His PowerPoint presentation showed examples of rare wildlife, such as the fox squirrel, Sandhills lily, bog oatgrass, Harper's yellow-eyed grass, star-nosed mole, and northern pine snake, as well as the red-cockaded woodpecker, and other birds, fish and fresh water mussels.
When all of these factors are pulled together, Marcus said the Sandhills are unique in the nation and the world. He said the entire area creates a large block of habitat that cannot exist in small fragmented areas. Marcus said golf courses and small open areas are not sufficient to encourage continuing growth of these species.
Questioned by Commissioner Lea, Marcus said there is no way to support this habitat with a development of this magnitude. However, he said there are ways to minimize the effect it would have on these species.
"You really can't build it and not have an impact," Marcus said.
Jesse Wimberly, a West End property owner and a member of the Small Area A steering committee, urged the commissioners to protect the county's rural heritage and to take another look at the Small Area A plan. Area A includes the Pine Forest acreage.
Wimberly asked the board to look carefully at the proposal and ask if it would help the community or have a negative impact.

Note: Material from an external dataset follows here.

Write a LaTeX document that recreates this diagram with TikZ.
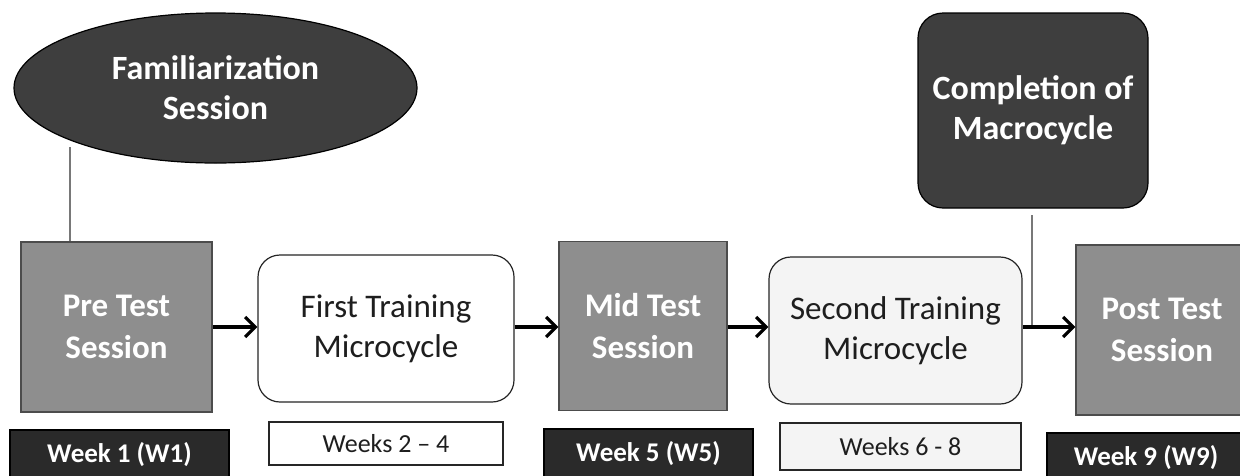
\documentclass[tikz,border=0pt]{standalone}
\usepackage{fontspec}
\setmainfont{Carlito}
\usetikzlibrary{shapes.geometric,arrows.meta}
\definecolor{midgray}{RGB}{142,142,142}
\definecolor{darkfill}{RGB}{62,62,62}
\definecolor{labelfill}{RGB}{42,42,42}
\definecolor{lightfill}{RGB}{244,244,244}
\definecolor{inktext}{RGB}{30,30,30}
\definecolor{linegray}{RGB}{120,120,120}
\begin{document}
\begin{tikzpicture}[x=1pt,y=-1pt,
  box/.style={draw=black!70,line width=1.2pt,inner sep=0pt,align=center,
    font=\fontsize{33}{40}\selectfont},
  testbox/.style={box,fill=midgray,text=white,font=\fontsize{33}{42}\selectfont\bfseries},
  trainbox/.style={box,draw=black!85,rounded corners=22pt,text=inktext},
  darkbox/.style={box,draw=black,fill=darkfill,text=white,font=\fontsize{34}{40}\selectfont\bfseries},
  weekdark/.style={box,draw=black,fill=labelfill,text=white,font=\fontsize{27}{30}\selectfont\bfseries},
  weeklight/.style={box,draw=black!85,fill=white,text=inktext,font=\fontsize{26}{30}\selectfont},
  flow/.style={line width=3.2pt,-{Straight Barb[length=10pt,width=20pt,line width=3.2pt]}},
  link/.style={draw=linegray,line width=1.6pt}]
\useasboundingbox (0,0) rectangle (1240,475);
\fill[white] (0,0) rectangle (1240,475);

% top elements
\node[darkbox,ellipse,minimum width=403pt,minimum height=150pt] (fam) at (215.5,88)
  {Familiarization\\Session};
\node[darkbox,rounded corners=25pt,minimum width=230pt,minimum height=195pt] (comp) at (1033,110.5)
  {Completion of\\Macrocycle};

% main row
\node[testbox,minimum width=191pt,minimum height=170pt] (pre) at (116.5,327) {Pre Test\\Session};
\node[trainbox,fill=white,minimum width=256pt,minimum height=147pt] (first) at (386,328.5)
  {First Training\\Microcycle};
\node[testbox,minimum width=168pt,minimum height=169pt] (mid) at (643,326) {Mid Test\\Session};
\node[trainbox,fill=lightfill,minimum width=253pt,minimum height=147pt] (second) at (895.5,330.5)
  {Second Training\\Microcycle};
\node[testbox,minimum width=172pt,minimum height=170pt] (post) at (1162,330) {Post Test\\Session};

% week labels
\node[weekdark,minimum width=219pt,minimum height=50pt] (w1) at (119.5,455) {Week 1 (W1)};
\node[weeklight,minimum width=234pt,minimum height=43pt] (w24) at (386,443.5) {Weeks 2 -- 4};
\node[weekdark,minimum width=209pt,minimum height=50pt] (w5) at (648.5,454) {Week 5 (W5)};
\node[weeklight,fill=lightfill,minimum width=241pt,minimum height=47pt] (w68) at (900.5,446.5) {Weeks 6 - 8};
\node[weekdark,minimum width=198pt,minimum height=50pt] (w9) at (1146,458) {Week 9 (W9)};

% connectors
\coordinate (f) at (70,147);
\draw[link] (f) -- (f |- pre.north);
\coordinate (c) at (1032,215);
\coordinate (j) at (1032,327);
\draw[link] (c) -- (j);

\draw[flow] (pre.east) -- (pre.east -| first.west);
\draw[flow] (first.east |- pre.east) -- (mid.west |- pre.east);
\draw[flow] (mid.east |- pre.east) -- (second.west |- pre.east);
\draw[flow] (second.east |- j) -- (post.west |- j);
\end{tikzpicture}
\end{document}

David Brooks, of Chapel Hill, an attorney speaking for opponents, summed up their objections in closing remarks.
In addition to the water and wastewater treatment issues, he mentioned the traffic situation and said the study did not take into consideration the cumulative effect the heavier traffic would have on other areas, such as the Pinehurst Traffic Circle and the N.C. 211 intersections with N.C. 5 and U.S. 15-501.
Water Contracts Tabled
At this point, Commissioner Larry Caddell, a former long-time mayor of Carthage, asked to be recused from further consideration of the issue.
He was mayor during the years that the town of Carthage was engaged in construction of a modernized water system involving Nicks Creek, and Carter, the environmental consultant, was also involved in that planning.

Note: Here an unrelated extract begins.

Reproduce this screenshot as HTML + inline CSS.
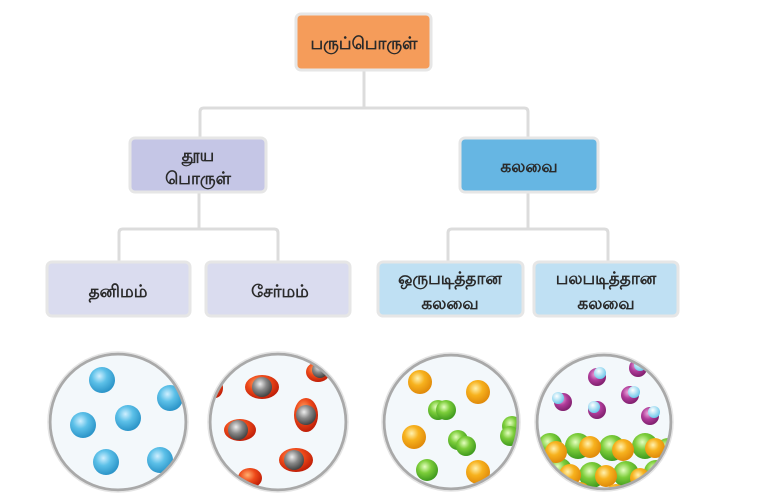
<!DOCTYPE html>
<html><head><meta charset="utf-8"><style>
body{margin:0;background:#fff;}
svg text{font-family:"Liberation Sans","Noto Sans CJK SC",sans-serif;font-size:17px;font-weight:bold;fill:#2a2a2a;text-anchor:middle;}
</style></head><body>
<svg width="782" height="494" viewBox="0 0 782 494" xmlns="http://www.w3.org/2000/svg">
<defs>
<radialGradient id="bl" cx="0.4" cy="0.35" r="0.65"><stop offset="0" stop-color="#cfefff"/><stop offset="0.45" stop-color="#5cc0e8"/><stop offset="1" stop-color="#2b94c8"/></radialGradient>
<radialGradient id="or" cx="0.4" cy="0.35" r="0.65"><stop offset="0" stop-color="#fff2b0"/><stop offset="0.45" stop-color="#f7b21e"/><stop offset="1" stop-color="#e08a0a"/></radialGradient>
<radialGradient id="gr" cx="0.4" cy="0.35" r="0.65"><stop offset="0" stop-color="#e5ffc0"/><stop offset="0.45" stop-color="#7ccd3a"/><stop offset="1" stop-color="#3f9a1e"/></radialGradient>
<radialGradient id="rd" cx="0.4" cy="0.35" r="0.65"><stop offset="0" stop-color="#ffb070"/><stop offset="0.5" stop-color="#ee4a1a"/><stop offset="1" stop-color="#c01f08"/></radialGradient>
<radialGradient id="gy" cx="0.4" cy="0.35" r="0.65"><stop offset="0" stop-color="#eee"/><stop offset="0.5" stop-color="#888"/><stop offset="1" stop-color="#444"/></radialGradient>
<radialGradient id="pu" cx="0.4" cy="0.35" r="0.65"><stop offset="0" stop-color="#f0b0e0"/><stop offset="0.5" stop-color="#b03c9a"/><stop offset="1" stop-color="#80206e"/></radialGradient>
<radialGradient id="lb" cx="0.4" cy="0.35" r="0.65"><stop offset="0" stop-color="#fff"/><stop offset="1" stop-color="#6cc8ea"/></radialGradient>
<clipPath id="c1"><circle cx="118" cy="422" r="67"/></clipPath>
<clipPath id="c2"><circle cx="278" cy="422" r="67"/></clipPath>
<clipPath id="c3"><circle cx="451" cy="422" r="66"/></clipPath>
<clipPath id="c4"><circle cx="604" cy="422" r="66"/></clipPath>
</defs>
<g fill="none" stroke="#dcdcdc" stroke-width="3">
<path d="M364 70V108M200 138V112q0-4 4-4H524q4 0 4 4V138"/>
<path d="M199 192V229M119 262V233q0-4 4-4H274q4 0 4 4V262"/>
<path d="M528 192V229M448 262V233q0-4 4-4H604q4 0 4 4V262"/>
</g>
<g stroke="#e6e6e6" stroke-width="3">
<rect x="296" y="14" width="135" height="56" rx="5" fill="#f59c5a"/>
<rect x="130" y="138" width="136" height="54" rx="5" fill="#c5c6e6"/>
<rect x="460" y="138" width="138" height="54" rx="5" fill="#66b6e3"/>
<rect x="47" y="262" width="143" height="54" rx="5" fill="#dadcef"/>
<rect x="206" y="262" width="144" height="54" rx="5" fill="#dadcef"/>
<rect x="378" y="262" width="145" height="54" rx="5" fill="#bfe0f3"/>
<rect x="534" y="262" width="144" height="54" rx="5" fill="#bfe0f3"/>
</g>
<text x="364" y="49">பருப்பொருள்</text>
<text x="198" y="161">தூய</text><text x="198" y="184">பொருள்</text>
<text x="529" y="172">கலவை</text>
<text x="118" y="297">தனிமம்</text>
<text x="280" y="297">சேர்மம்</text>
<text x="450" y="284">ஒருபடித்தான</text><text x="450" y="309">கலவை</text>
<text x="606" y="284">பலபடித்தான</text><text x="606" y="309">கலவை</text>
<g fill="#f3f8fb">
<circle cx="118" cy="422" r="68"/><circle cx="278" cy="422" r="68"/><circle cx="451" cy="422" r="67"/><circle cx="604" cy="422" r="67"/>
</g>
<g clip-path="url(#c1)" fill="url(#bl)">
<circle cx="102" cy="380" r="13"/><circle cx="170" cy="398" r="13"/><circle cx="83" cy="425" r="13"/><circle cx="128" cy="418" r="13"/><circle cx="106" cy="462" r="13"/><circle cx="160" cy="460" r="13"/>
</g>
<g clip-path="url(#c2)">
<g fill="url(#rd)"><ellipse cx="262" cy="387" rx="17" ry="12"/><ellipse cx="306" cy="415" rx="12" ry="17"/><ellipse cx="240" cy="430" rx="16" ry="11"/><ellipse cx="296" cy="460" rx="17" ry="12"/><ellipse cx="318" cy="372" rx="12" ry="10"/><ellipse cx="215" cy="388" rx="8" ry="10"/><ellipse cx="250" cy="478" rx="12" ry="10"/></g>
<g fill="url(#gy)"><circle cx="262" cy="387" r="10"/><circle cx="306" cy="415" r="10"/><circle cx="238" cy="430" r="10"/><circle cx="294" cy="460" r="10"/><circle cx="320" cy="370" r="8"/></g>
</g>
<g clip-path="url(#c3)">
<g fill="url(#gr)"><circle cx="438" cy="410" r="10"/><circle cx="446" cy="410" r="10"/><circle cx="458" cy="440" r="10"/><circle cx="466" cy="446" r="10"/><circle cx="512" cy="426" r="10"/><circle cx="510" cy="436" r="10"/><circle cx="427" cy="470" r="11"/></g>
<g fill="url(#or)"><circle cx="420" cy="382" r="12"/><circle cx="478" cy="392" r="12"/><circle cx="414" cy="437" r="12"/><circle cx="478" cy="472" r="12"/></g>
</g>
<g clip-path="url(#c4)">
<g fill="url(#pu)"><circle cx="563" cy="402" r="9"/><circle cx="597" cy="377" r="9"/><circle cx="630" cy="395" r="9"/><circle cx="597" cy="410" r="9"/><circle cx="650" cy="416" r="9"/><circle cx="638" cy="368" r="9"/></g>
<g fill="url(#lb)"><circle cx="558" cy="398" r="6"/><circle cx="600" cy="373" r="6"/><circle cx="634" cy="392" r="6"/><circle cx="594" cy="407" r="6"/><circle cx="654" cy="412" r="6"/><circle cx="640" cy="365" r="6"/></g>
<g fill="url(#gr)"><circle cx="550" cy="445" r="12"/><circle cx="578" cy="446" r="13"/><circle cx="612" cy="448" r="13"/><circle cx="645" cy="446" r="13"/><circle cx="668" cy="450" r="12"/><circle cx="560" cy="470" r="12"/><circle cx="592" cy="475" r="13"/><circle cx="626" cy="474" r="13"/><circle cx="656" cy="472" r="12"/></g>
<g fill="url(#or)"><circle cx="556" cy="452" r="11"/><circle cx="590" cy="447" r="11"/><circle cx="623" cy="450" r="11"/><circle cx="655" cy="448" r="10"/><circle cx="570" cy="475" r="11"/><circle cx="606" cy="476" r="11"/><circle cx="640" cy="478" r="10"/><circle cx="580" cy="492" r="10"/><circle cx="616" cy="494" r="10"/></g>
</g>
<g fill="none" stroke="#a9a9a9" stroke-width="3">
<circle cx="118" cy="422" r="68"/><circle cx="278" cy="422" r="68"/><circle cx="451" cy="422" r="67"/><circle cx="604" cy="422" r="67"/>
</g>
<g fill="none" stroke="#e4e4e4" stroke-width="1.5">
<circle cx="118" cy="422" r="70"/><circle cx="278" cy="422" r="70"/><circle cx="451" cy="422" r="69"/><circle cx="604" cy="422" r="69"/>
</g>
</svg>
</body></html>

His fellow board members voted unanimously to recuse Caddell, who then stepped down from the commissioners' desk for the remainder of that part of the agenda.

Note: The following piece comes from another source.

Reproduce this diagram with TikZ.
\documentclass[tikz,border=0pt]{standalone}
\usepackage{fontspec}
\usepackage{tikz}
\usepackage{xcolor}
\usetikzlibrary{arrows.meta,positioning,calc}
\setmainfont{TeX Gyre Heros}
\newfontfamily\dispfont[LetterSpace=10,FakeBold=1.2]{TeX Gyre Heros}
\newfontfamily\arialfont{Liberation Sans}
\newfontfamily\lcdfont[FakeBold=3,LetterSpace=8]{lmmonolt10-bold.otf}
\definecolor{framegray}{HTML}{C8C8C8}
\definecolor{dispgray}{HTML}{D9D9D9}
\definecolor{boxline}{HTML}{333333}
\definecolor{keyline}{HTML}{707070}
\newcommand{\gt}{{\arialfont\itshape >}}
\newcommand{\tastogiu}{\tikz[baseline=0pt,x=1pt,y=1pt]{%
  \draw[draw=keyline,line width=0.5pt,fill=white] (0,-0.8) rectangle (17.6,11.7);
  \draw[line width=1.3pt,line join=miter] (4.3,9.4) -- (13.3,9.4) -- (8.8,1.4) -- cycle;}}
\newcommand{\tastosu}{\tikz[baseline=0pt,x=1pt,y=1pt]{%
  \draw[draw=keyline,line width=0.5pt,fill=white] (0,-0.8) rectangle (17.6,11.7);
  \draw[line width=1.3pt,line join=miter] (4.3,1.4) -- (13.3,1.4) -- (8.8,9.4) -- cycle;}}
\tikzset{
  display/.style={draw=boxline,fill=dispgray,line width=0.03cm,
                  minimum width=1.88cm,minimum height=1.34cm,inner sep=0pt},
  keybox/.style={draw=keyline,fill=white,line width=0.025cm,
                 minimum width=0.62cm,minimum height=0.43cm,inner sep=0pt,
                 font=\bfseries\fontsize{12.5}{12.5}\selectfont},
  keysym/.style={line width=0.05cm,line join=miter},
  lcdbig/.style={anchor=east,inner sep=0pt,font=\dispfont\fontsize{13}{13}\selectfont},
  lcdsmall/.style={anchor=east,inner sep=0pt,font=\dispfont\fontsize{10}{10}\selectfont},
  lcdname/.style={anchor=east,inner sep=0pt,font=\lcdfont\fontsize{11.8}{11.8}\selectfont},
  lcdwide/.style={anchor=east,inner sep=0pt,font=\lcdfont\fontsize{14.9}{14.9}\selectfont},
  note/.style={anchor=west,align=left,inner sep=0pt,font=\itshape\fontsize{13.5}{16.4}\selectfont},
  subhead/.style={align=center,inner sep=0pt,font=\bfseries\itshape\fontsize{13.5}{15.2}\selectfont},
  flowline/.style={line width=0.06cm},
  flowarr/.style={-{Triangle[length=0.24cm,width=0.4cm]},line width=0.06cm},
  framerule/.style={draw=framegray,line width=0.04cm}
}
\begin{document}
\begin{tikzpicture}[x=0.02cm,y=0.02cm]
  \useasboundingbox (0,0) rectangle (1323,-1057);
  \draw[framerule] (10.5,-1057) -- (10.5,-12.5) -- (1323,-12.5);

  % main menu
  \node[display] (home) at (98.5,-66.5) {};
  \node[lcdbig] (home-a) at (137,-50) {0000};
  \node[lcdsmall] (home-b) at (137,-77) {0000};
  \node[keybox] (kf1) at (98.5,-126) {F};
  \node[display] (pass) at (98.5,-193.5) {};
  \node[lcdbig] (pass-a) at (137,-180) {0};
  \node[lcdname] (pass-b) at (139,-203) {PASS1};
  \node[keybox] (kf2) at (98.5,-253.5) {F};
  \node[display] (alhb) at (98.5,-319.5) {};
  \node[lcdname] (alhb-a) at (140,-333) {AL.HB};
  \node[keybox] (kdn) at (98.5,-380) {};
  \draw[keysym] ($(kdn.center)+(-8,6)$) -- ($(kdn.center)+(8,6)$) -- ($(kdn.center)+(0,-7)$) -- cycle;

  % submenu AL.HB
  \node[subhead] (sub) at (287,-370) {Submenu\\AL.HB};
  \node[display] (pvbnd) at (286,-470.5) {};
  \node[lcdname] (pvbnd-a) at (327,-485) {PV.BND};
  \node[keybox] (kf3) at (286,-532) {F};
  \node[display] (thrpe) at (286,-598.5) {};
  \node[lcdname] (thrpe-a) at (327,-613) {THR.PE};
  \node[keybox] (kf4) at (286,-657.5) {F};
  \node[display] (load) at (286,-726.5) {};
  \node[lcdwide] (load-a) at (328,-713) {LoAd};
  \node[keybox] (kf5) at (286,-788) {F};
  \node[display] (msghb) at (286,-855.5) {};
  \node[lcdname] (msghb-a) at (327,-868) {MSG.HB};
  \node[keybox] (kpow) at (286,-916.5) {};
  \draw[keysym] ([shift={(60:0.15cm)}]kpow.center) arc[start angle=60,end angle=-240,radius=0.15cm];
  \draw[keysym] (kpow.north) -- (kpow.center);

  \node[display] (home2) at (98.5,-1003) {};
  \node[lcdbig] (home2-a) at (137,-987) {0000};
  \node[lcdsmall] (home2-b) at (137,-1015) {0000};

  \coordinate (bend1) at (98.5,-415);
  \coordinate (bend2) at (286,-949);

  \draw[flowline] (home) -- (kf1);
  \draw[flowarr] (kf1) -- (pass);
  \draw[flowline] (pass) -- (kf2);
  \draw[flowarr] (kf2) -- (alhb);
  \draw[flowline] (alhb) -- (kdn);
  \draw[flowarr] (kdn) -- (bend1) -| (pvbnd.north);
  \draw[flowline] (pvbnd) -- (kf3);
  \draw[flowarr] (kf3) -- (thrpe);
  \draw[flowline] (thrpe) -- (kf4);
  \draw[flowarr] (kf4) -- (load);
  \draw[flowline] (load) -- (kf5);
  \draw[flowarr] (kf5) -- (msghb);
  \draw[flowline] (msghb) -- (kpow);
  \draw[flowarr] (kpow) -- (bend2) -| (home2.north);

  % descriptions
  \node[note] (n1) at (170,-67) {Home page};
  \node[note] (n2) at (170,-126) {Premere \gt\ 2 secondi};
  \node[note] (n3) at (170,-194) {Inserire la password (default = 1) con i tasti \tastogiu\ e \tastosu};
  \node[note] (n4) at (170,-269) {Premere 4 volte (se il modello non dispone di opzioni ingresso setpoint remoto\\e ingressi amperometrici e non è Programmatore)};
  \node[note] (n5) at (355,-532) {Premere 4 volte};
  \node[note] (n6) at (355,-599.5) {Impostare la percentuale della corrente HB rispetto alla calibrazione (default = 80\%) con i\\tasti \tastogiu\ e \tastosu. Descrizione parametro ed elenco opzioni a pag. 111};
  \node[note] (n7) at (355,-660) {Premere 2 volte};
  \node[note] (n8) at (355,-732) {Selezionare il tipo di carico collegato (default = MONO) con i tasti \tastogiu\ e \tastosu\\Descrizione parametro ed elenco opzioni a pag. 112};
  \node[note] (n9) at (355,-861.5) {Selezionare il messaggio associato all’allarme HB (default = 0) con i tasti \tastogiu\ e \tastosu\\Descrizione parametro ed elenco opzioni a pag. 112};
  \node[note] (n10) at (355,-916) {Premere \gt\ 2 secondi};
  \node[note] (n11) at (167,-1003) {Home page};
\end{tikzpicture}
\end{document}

Planning director Joey Raczkowski did not have a complete recommendation for immediate presentation and asked for several minutes to prepare that information.
Lea then proposed that the board wait until a February meeting to make the decision.
Earlier in the meeting, the commissioners tabled a decision on the proposed water contracts between the county and the developer. Lea also made this motion after reporting that he had received information by e-mail shortly before the meeting and had not had time for adequate study. Caddell made the second.
In addition to the $3 million for water line extension, the contracts provide for the sewage treatment facilties and construction of reclaimed water lines. If the contracts are approved, the county is to begin construction of the water line extension within 181 days.
The Pine Forest rezoning request was first heard by the Moore County Planning Board in 2009. The board later recommended approval, but in February last year the commissioners decided to defer action on the request until a water agreement could be worked out between the county and the developer.
The county attorney and the county manager were charged with handling those negotiations.
Before taking the request to the planning department, the developer conducted two public meetings in the community to explain the proposal and to hear the reaction of residents. As a result, the developer made one traffic pattern change in design by dropping a plan to connect Archie Road with N.C. 73.
Archie Road residents complained that such a connector would create dangerous traffic conditions on a rural residential road in the vicinity of public schools.